If you opened a simple CSV file in a basic text editor like Notepad, this is what you would see:

Plaintext
ProductID,ProductName,Price
101,Gadget A,19.99
102,Widget B,24.50
103,Thingamajig C,12.00

That's it. No hidden formulas, no formatting, no charts. Just pure, unadulterated data. For a more technical definition, you can refer to the Wikipedia page for Comma-Separated Values, which details its history and specifications.

The Top 4 Reasons to Choose CSV Over Excel

Here’s why that simplicity is a superpower when you're working with Python.

1. Simplicity and Universality

A CSV file is the universal language of tabular data. It's plain text, meaning any programming language on any operating system can read it without needing a special library. An Excel .xlsx file, on the other hand, is a complex package of XML files and folders, containing not just your data but also formatting, charts, and macros. This complexity can sometimes cause compatibility or corruption issues.

2. Speed and Performance 🚀

This is a huge factor when dealing with large datasets. Because a CSV is just simple text, reading it is incredibly fast and memory-efficient. Python's pandas library has a highly optimized read_csv() function that can parse millions of rows in seconds. Reading the same data from an .xlsx file is significantly slower because the library has to decompress and parse a much more complex file structure.

3. Version Control Friendly (for Git/GitHub)

If you're working on a team, you'll likely use a version control system like Git. When you change a CSV file, Git can show you exactly which lines of data were added, removed, or changed. This is because it's a text file. If you change an Excel file, Git can only tell you that the file has changed, not what changed inside it, because it's a complex binary format. This makes CSVs far superior for collaborative and reproducible data projects.

4. No Hidden Surprises

With a CSV, what you see is what you get. The value 10.5 is just 10.5. In Excel, a cell that displays 10.5 could secretly be the result of a complex formula like =SUM(A1:A5)/COUNT(B1:B5). When a Python script reads this file, it might get the formula's result, not the raw number you expected, leading to confusing bugs. A CSV contains only the raw data, making your process far more predictable.

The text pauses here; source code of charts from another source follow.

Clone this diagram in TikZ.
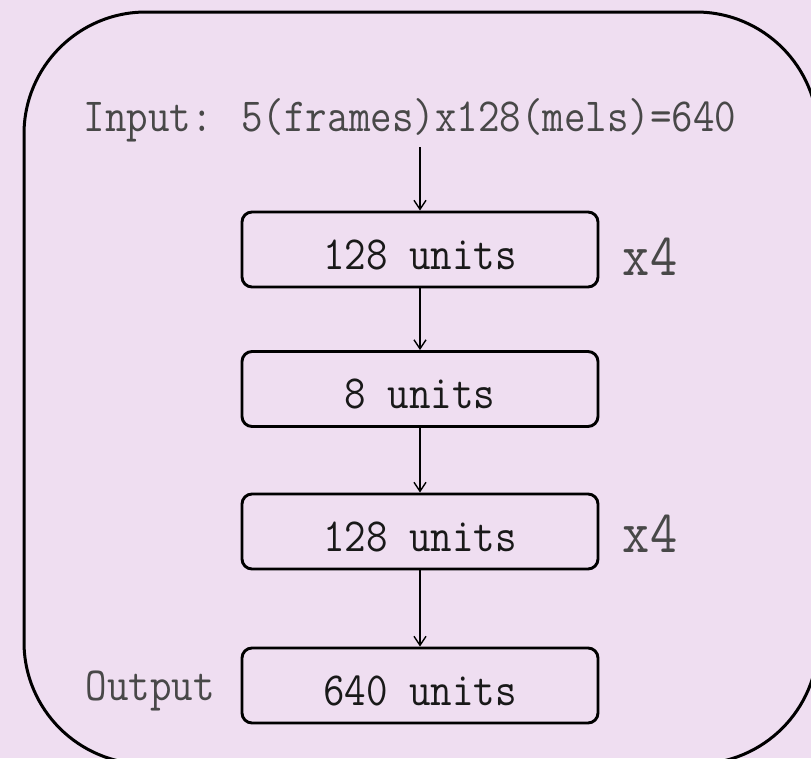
\documentclass[tikz,border=0pt]{standalone}
\usepackage{fontspec}
\usetikzlibrary{arrows.meta}
\newfontfamily\unitfont[FakeStretch=0.88]{Latin Modern Mono}
\definecolor{panelbg}{RGB}{239,222,241}
\definecolor{labelgrey}{RGB}{72,72,72}
\definecolor{inktext}{RGB}{25,25,25}
\tikzset{
  layerbox/.style={draw=black, line width=2.9pt, rounded corners=10pt,
    minimum width=356pt, minimum height=75pt, inner sep=0pt,
    text height=39pt, text depth=0pt, text=inktext,
    font=\unitfont\fontsize{47.5}{50}\selectfont},
  sidelabel/.style={inner sep=0pt, text=labelgrey,
    font=\unitfont\fontsize{47.5}{50}\selectfont},
  repeatlabel/.style={inner sep=0pt, text=labelgrey,
    font=\unitfont\fontsize{60}{64}\selectfont},
  flow/.style={draw=black, line width=1.4pt,
    -{Straight Barb[length=9pt,width=12pt,line width=1.4pt]}}
}
\begin{document}
\begin{tikzpicture}[x=1pt,y=-1pt]
  \useasboundingbox (0,0) rectangle (811,758);
  \fill[panelbg] (0,0) rectangle (811,758);
  \clip (0,0) rectangle (811,758);
  % outer frame, partly running off the page edges
  \draw[line width=3pt, rounded corners=122pt] (24,12) rectangle (818,764);

  % input description
  \node[sidelabel, anchor=base] (input) at (410,131) {Input: 5(frames)x128(mels)=640};
  \coordinate (inputfoot) at (420,147);

  % layer stack
  \node[layerbox] (enc) at (420,249.5) {128 units};
  \node[layerbox] (code) at (420,389) {8 units};
  \node[layerbox] (dec) at (420,531.5) {128 units};
  \node[layerbox] (out) at (420,685.5) {640 units};

  % repetition counts and output tag
  \node[repeatlabel, anchor=base] (encrep) at (650,275) {x4};
  \node[repeatlabel, anchor=base] (decrep) at (650,552) {x4};
  \node[sidelabel, anchor=base east] (outtag) at (215,700) {Output};

  % data flow
  \draw[flow] (inputfoot) -- (enc.north);
  \draw[flow] (enc.south) -- (code.north);
  \draw[flow] (code.south) -- (dec.north);
  \draw[flow] (dec.south) -- (out.north);
\end{tikzpicture}
\end{document}
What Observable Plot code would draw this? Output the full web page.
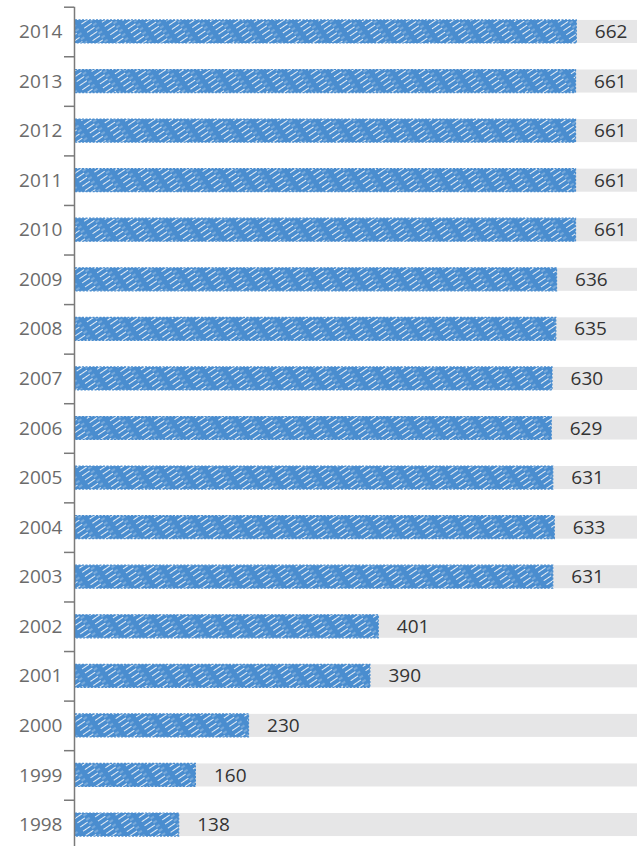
<!DOCTYPE html>
<html>
<head>
<meta charset="utf-8">
<script src="https://cdn.jsdelivr.net/npm/d3@7"></script>
<script src="https://cdn.jsdelivr.net/npm/@observablehq/plot@0.6"></script>
<style>
  html, body { margin: 0; padding: 0; background: #fff; }
  #chart svg { display: block; }
</style>
</head>
<body>
<div id="chart"></div>
<script>
const years = ["2014","2013","2012","2011","2010","2009","2008","2007","2006","2005","2004","2003","2002","2001","2000","1999","1998"];
const values = [662, 661, 661, 661, 661, 636, 635, 630, 629, 631, 633, 631, 401, 390, 230, 160, 138];
const trackMax = 742;

const data = years.map((y, i) => ({year: y, value: values[i], track: trackMax}));

const W = 640, H = 846;
const mTop = 6.7, mBottom = -3.3;
const step = (H - mTop - mBottom) / years.length;

const chart = Plot.plot({
  width: W,
  height: H,
  marginLeft: 74,
  marginRight: 3,
  marginTop: mTop,
  marginBottom: mBottom,
  style: {fontFamily: "'Open Sans', sans-serif", fontSize: "19px", background: "#fff"},
  x: {domain: [0, trackMax], axis: null},
  y: {domain: years, paddingInner: 0.535, paddingOuter: 0.2675, round: false, label: null},
  marks: [
    Plot.barX(data, {y: "year", x: "track", fill: "#e6e6e7"}),
    Plot.barX(data, {y: "year", x: "value", fill: "url(#hatch)", insetLeft: 1}),
    Plot.barX(data, {y: "year", x: "value", fill: "none", stroke: "#4a8dcf", strokeWidth: 1.2, strokeDasharray: "2 1.5", insetLeft: 1}),
    Plot.text(data, {y: "year", x: "value", text: d => String(d.value), textAnchor: "start", dx: 18, fill: "#333", fontSize: 19}),
    Plot.axisY({tickSize: 0, tickPadding: 12, fill: "#6b6b6b", fontSize: 19, label: null}),
    Plot.ruleY(years, {y: d => d, dy: -step / 2, x1: 0, x2: 0, insetLeft: -10, stroke: "#7a7a7a", strokeWidth: 1.5}),
    Plot.ruleX([0], {stroke: "#7a7a7a", strokeWidth: 1.5})
  ]
});

// hand-drawn style hatch pattern
const ns = "http://www.w3.org/2000/svg";
const defs = document.createElementNS(ns, "defs");
defs.innerHTML = `
  <pattern id="hatch" patternUnits="userSpaceOnUse" width="18" height="5" patternTransform="rotate(-34)">
    <rect width="18" height="5" fill="#4a8dcf"></rect>
    <line x1="0" y1="0.5" x2="18" y2="0.5" stroke="#e8eef5" stroke-width="1" stroke-dasharray="9 9"></line>
    <line x1="0" y1="3" x2="18" y2="3" stroke="#dfe7f0" stroke-width="0.6" stroke-dasharray="4 14" stroke-dashoffset="9"></line>
  </pattern>`;
chart.insertBefore(defs, chart.firstChild);

document.getElementById("chart").appendChild(chart);
</script>
</body>
</html>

How to Work with CSV Files in Python

The best part is that working with CSVs in pandas is almost identical to working with Excel files, just faster.

Python
import pandas as pd

# Reading a CSV is simple and fast
df = pd.read_csv("sales_data.csv")

# You can now perform all the same operations
print(df.head())
df['Profit'] = df['Price'] - df['Cost']

# Saving to a CSV is just as easy
df.to_csv("analyzed_data.csv", index=False)

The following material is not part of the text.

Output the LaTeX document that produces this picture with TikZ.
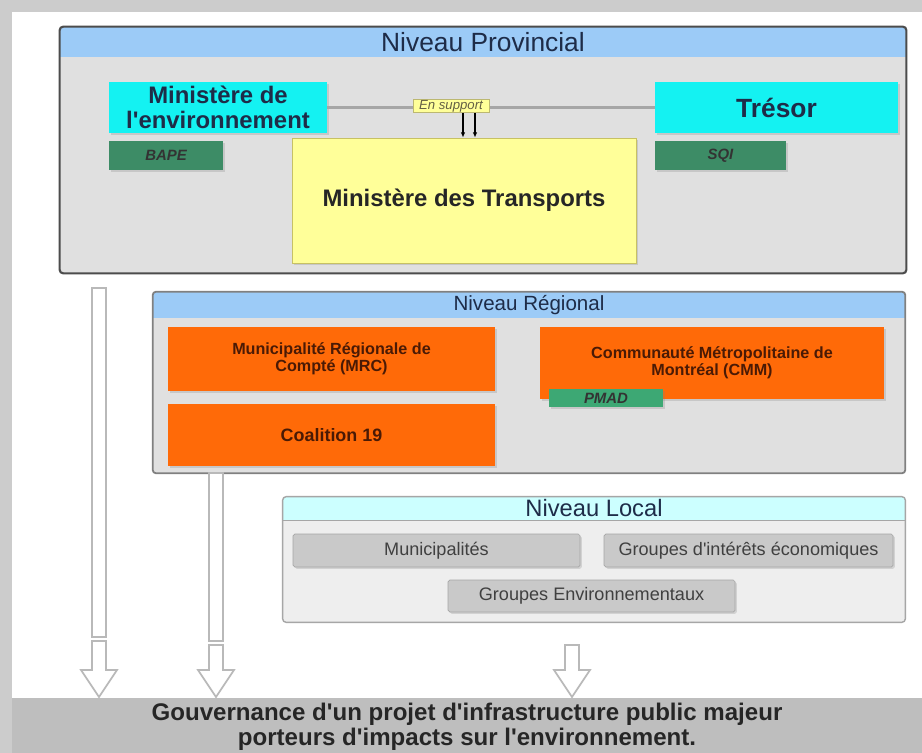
\documentclass[tikz,border=0pt]{standalone}
\usepackage{fontspec}
\setmainfont{Liberation Sans}[Ligatures=TeXOff]
\usepackage{tikz}
\usetikzlibrary{arrows.meta,shadows}

\definecolor{headblue}{HTML}{9CCBF7}
\definecolor{headcyan}{HTML}{CCFFFF}
\definecolor{bodygray}{HTML}{E0E0E0}
\definecolor{bodylight}{HTML}{EEEEEE}
\definecolor{cyanbox}{HTML}{14F2F2}
\definecolor{greenbox}{HTML}{3D8C66}
\definecolor{greenpmad}{HTML}{3DA874}
\definecolor{yellowbox}{HTML}{FFFF99}
\definecolor{orangebox}{HTML}{FF6A08}
\definecolor{graybox}{HTML}{C9C9C9}
\definecolor{bandgray}{HTML}{BEBEBE}
\definecolor{navytext}{HTML}{1E2C48}
\definecolor{browntext}{HTML}{4A1A05}

\begin{document}
\begin{tikzpicture}[x=0.02cm,y=-0.02cm]
\tikzset{sz/.style 2 args = {minimum width=#1*0.02cm,minimum height=#2*0.02cm}}
\tikzset{panel/.style = {rectangle,inner sep=0pt}}
\tikzset{head/.style = {rectangle,inner sep=0pt,text=navytext}}
\tikzset{rim/.style = {line width=1.2pt,rounded corners=2pt}}
\tikzset{box/.style = {rectangle,inner sep=1pt,align=center,drop shadow={shadow xshift=1pt,shadow yshift=-1pt,opacity=0.25}}}
\tikzset{ministry/.style = {box,fill=cyanbox,text=navytext,font=\bfseries\fontsize{13.6}{14.5}\selectfont}}
\tikzset{agency/.style = {box,fill=greenbox,text=black!80,font=\bfseries\itshape\fontsize{8.5}{9}\selectfont}}
\tikzset{regional/.style = {box,fill=orangebox,text=browntext,font=\bfseries\fontsize{9.2}{9.6}\selectfont}}
\tikzset{localbox/.style = {box,draw=gray!70,fill=graybox,text=black!75,rounded corners=1pt,font=\fontsize{10.3}{11}\selectfont}}
\tikzset{hollow/.style = {draw=gray!55,fill=white,line width=1pt}}
\tikzset{edge/.style = {-{Latex[length=3pt,width=2.5pt]},black,line width=0.6pt}}
\useasboundingbox (0,0) rectangle (922,753);
% background
\fill[gray!40] (0,0) rectangle (922,753);
\fill[white] (12,12) rectangle (922,753);
% provincial level
\node[panel,fill=bodygray,sz={846}{246}] (prov) at (483,150) {};
\node[head,fill=headblue,sz={846}{30},font=\fontsize{15}{16}\selectfont] (provhead) at (483,42) {Niveau Provincial};
\draw[rim,draw=black!70] (prov.north west) rectangle (prov.south east);
\node[ministry,sz={218}{51}] (env) at (218,107.5) {Ministère de\\l'environnement};
\node[ministry,sz={243}{51},font=\bfseries\fontsize{15}{16}\selectfont] (tresor) at (776.5,107.5) {Trésor};
\node[agency,sz={114}{29}] (bape) at (166,155.5) {BAPE};
\node[agency,sz={131}{29}] (sqi) at (720.5,155.5) {SQI};
\node[box,fill=yellowbox,draw=yellow!50!gray,sz={344}{125},text=black!85,font=\bfseries\fontsize{13.6}{14}\selectfont] (transp) at (464,200.5) {Ministère des Transports};
\draw[gray!70,line width=2pt] (env) -- (tresor);
\node[rectangle,fill=yellowbox,draw=yellow!40!gray,inner sep=0pt,sz={76}{13},text=black!70!yellow,font=\itshape\fontsize{7.5}{8}\selectfont] (support) at (451,106) {En support};
\coordinate (sa) at (463,113);
\coordinate (sb) at (475,113);
\draw[edge] (sa) -- (sa |- transp.north);
\draw[edge] (sb) -- (sb |- transp.north);
% regional level
\node[panel,fill=bodygray,sz={752}{181}] (reg) at (529,382.5) {};
\node[head,fill=headblue,sz={752}{26},font=\fontsize{11.7}{12.5}\selectfont] (reghead) at (529,305) {Niveau Régional};
\draw[rim,draw=black!50,line width=1pt] (reg.north west) rectangle (reg.south east);
\node[regional,sz={327}{64}] (mrc) at (331.5,359) {Municipalité Régionale de\\Compté (MRC)};
\node[regional,sz={327}{62},font=\bfseries\fontsize{10.2}{11}\selectfont] (coal) at (331.5,435) {Coalition 19};
\node[regional,sz={344}{72}] (cmm) at (712,363) {Communauté Métropolitaine de\\Montréal (CMM)};
\node[agency,fill=greenpmad,sz={114}{18},inner sep=0pt] (pmad) at (606,398) {PMAD};
% local level
\node[panel,fill=bodylight,sz={622}{125}] (loc) at (594,559.5) {};
\node[head,fill=headcyan,sz={622}{23},font=\fontsize{13.5}{14}\selectfont] (lochead) at (594,508.5) {Niveau Local};
\draw[rim,draw=black!35,line width=0.8pt] (loc.north west) rectangle (loc.south east);
\draw[black!35,line width=0.8pt] (lochead.south west) -- (lochead.south east);
\node[localbox,sz={287}{33}] (muni) at (436.5,550.5) {Municipalités};
\node[localbox,sz={289}{33}] (econ) at (748.5,550.5) {Groupes d'intérêts économiques};
\node[localbox,sz={287}{32}] (envgr) at (591.5,596) {Groupes Environnementaux};
% governance band
\node[rectangle,fill=bandgray,sz={910}{53},align=center,text=black!85,font=\bfseries\fontsize{13.7}{14}\selectfont] (gouv) at (467,727) {Gouvernance d'un projet d'infrastructure public majeur\\porteurs d'impacts sur l'environnement.};
% block arrows
\draw[hollow] (92,288) rectangle (106,637);
\draw[hollow] (209,473) rectangle (223,641);
\foreach \x/\t in {99/641,216/645,572/645}
  \draw[hollow] (\x-7,\t) -- (\x+7,\t) -- (\x+7,670) -- (\x+18,670) -- (\x,697)
    -- (\x-18,670) -- (\x-7,670) -- cycle;
\end{tikzpicture}
\end{document}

Frequently Asked Questions (FAQs)

1. So, should I never use Excel?

Absolutely not! Excel is for presentation; CSV is for data storage and transport. Excel is a fantastic tool for creating human-readable reports, dashboards, and performing manual analysis. The best workflow is often to use Python to clean and process your raw CSV data, and then save the final, polished report as an Excel file for your colleagues to view.

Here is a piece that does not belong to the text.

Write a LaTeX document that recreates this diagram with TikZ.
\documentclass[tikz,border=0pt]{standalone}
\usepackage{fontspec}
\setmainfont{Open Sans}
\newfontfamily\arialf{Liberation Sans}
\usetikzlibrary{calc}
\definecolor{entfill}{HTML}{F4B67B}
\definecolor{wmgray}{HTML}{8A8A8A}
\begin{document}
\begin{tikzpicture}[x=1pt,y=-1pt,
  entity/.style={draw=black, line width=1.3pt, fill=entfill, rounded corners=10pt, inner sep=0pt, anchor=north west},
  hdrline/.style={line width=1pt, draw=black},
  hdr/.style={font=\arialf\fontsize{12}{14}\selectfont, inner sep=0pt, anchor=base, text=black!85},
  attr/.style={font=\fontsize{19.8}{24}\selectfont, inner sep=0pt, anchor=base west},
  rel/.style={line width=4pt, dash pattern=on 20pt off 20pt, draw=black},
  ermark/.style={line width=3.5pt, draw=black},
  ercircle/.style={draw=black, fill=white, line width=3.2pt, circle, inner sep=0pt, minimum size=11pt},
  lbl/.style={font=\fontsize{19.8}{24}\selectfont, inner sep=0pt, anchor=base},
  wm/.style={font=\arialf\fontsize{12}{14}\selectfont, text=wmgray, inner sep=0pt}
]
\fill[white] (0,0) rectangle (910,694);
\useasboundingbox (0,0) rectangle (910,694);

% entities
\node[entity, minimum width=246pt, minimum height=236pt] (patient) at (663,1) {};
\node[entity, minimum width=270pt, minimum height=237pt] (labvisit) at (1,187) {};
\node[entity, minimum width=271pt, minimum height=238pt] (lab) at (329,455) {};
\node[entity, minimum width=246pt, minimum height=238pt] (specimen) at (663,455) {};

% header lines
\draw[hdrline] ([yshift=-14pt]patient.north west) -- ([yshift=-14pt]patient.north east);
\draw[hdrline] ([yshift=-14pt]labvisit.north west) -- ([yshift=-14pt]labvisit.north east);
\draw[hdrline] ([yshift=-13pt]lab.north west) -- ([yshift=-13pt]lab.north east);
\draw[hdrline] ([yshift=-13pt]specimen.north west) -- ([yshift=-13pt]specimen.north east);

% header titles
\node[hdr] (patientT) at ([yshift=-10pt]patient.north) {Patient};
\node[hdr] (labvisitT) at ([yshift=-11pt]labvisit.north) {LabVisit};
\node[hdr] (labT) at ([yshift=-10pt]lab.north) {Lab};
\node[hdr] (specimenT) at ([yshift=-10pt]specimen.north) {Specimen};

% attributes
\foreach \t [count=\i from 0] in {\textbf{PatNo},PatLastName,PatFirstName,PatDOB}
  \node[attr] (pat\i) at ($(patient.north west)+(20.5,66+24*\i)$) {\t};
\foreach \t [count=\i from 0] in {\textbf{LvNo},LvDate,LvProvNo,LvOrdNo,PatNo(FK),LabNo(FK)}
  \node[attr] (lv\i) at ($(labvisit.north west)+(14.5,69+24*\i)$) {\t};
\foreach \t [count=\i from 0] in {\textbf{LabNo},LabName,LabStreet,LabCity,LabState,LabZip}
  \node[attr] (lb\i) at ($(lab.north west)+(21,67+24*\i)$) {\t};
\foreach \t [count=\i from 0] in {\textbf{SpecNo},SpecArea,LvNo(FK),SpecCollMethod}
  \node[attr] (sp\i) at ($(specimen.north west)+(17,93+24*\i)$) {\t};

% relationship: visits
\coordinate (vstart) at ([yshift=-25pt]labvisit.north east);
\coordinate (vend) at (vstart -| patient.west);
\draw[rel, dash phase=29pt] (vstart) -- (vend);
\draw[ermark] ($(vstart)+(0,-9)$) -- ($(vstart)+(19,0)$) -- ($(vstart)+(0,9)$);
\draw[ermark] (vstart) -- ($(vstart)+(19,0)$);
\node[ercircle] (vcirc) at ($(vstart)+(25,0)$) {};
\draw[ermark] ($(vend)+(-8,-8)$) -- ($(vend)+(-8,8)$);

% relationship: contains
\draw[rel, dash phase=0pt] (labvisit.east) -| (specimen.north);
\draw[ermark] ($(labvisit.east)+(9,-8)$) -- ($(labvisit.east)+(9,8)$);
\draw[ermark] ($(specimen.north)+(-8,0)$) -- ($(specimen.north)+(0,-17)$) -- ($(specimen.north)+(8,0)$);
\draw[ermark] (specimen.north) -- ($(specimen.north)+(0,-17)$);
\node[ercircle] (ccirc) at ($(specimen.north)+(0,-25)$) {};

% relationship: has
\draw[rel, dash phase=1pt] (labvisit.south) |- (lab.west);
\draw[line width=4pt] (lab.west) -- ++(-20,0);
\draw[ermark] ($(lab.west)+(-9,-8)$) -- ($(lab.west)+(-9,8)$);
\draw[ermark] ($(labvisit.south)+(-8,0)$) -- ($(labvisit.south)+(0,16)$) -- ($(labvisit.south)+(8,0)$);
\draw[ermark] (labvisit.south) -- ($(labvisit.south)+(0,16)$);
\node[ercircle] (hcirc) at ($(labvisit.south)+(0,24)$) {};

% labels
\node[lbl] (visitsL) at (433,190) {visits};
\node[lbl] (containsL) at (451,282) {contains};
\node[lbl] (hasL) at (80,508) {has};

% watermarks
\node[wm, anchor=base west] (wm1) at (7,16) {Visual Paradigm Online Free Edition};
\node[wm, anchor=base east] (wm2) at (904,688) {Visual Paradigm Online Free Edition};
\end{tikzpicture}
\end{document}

2. What if my data has commas in it (e.g., "Smith, John")?

This is a common issue. Well-structured CSVs will enclose fields containing commas in double quotes ("Smith, John"). The pandas.read_csv() function handles this automatically. For files that use a different separator (like a tab or semicolon), you can specify it: pd.read_csv("data.tsv", sep='\t').

3. Is there a size limit for CSV files?

The format itself has no limit, but your computer's RAM will be the limiting factor when you try to load it into pandas. For datasets that are too large to fit in memory (many gigabytes), more advanced tools like Dask or Spark are used.

Conclusion: The Right Tool for the Right Job

Choosing CSV over Excel for your raw data isn't about one being "better" than the other—it's about using the right tool for the job. By embracing the simplicity and speed of CSVs for your data processing tasks, you make your Python scripts faster, more reliable, and more aligned with professional data science practices.

Save Excel for the final, beautiful report. For the raw, messy data in between, CSV is king.